• **INFORMATION GIVEN**
* * * * *

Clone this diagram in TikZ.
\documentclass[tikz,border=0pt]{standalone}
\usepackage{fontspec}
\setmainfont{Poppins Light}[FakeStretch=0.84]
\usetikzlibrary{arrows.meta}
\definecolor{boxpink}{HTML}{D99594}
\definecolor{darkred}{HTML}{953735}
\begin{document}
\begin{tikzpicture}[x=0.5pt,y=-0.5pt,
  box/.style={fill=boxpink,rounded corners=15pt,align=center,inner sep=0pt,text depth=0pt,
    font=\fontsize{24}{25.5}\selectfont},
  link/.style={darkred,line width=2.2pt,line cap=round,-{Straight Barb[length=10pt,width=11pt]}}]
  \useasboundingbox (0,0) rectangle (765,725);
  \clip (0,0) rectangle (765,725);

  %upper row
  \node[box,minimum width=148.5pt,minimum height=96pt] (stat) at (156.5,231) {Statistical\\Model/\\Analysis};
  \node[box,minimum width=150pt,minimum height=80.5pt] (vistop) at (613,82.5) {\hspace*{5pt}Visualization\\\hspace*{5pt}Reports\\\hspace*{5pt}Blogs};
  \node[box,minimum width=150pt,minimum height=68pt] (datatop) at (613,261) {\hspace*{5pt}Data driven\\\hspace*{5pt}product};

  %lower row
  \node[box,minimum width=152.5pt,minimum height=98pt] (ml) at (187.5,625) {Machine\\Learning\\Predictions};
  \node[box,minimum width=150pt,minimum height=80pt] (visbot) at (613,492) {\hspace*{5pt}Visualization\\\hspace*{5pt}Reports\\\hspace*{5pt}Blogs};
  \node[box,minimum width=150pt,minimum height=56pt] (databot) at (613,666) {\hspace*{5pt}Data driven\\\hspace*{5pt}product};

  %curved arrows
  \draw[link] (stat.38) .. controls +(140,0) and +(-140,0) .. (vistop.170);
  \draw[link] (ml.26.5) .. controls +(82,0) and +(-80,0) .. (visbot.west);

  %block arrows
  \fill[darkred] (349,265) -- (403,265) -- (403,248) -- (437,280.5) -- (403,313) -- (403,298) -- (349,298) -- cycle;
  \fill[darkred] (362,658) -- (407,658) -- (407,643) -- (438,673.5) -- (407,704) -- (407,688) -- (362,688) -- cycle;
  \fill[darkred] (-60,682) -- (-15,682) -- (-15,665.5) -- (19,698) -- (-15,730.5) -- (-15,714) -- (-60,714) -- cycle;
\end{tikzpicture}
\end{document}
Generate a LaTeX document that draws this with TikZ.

* * * * *

Show every line where the string "this" appears.

Clone this diagram in TikZ.
Generate a LaTeX document that draws this with TikZ.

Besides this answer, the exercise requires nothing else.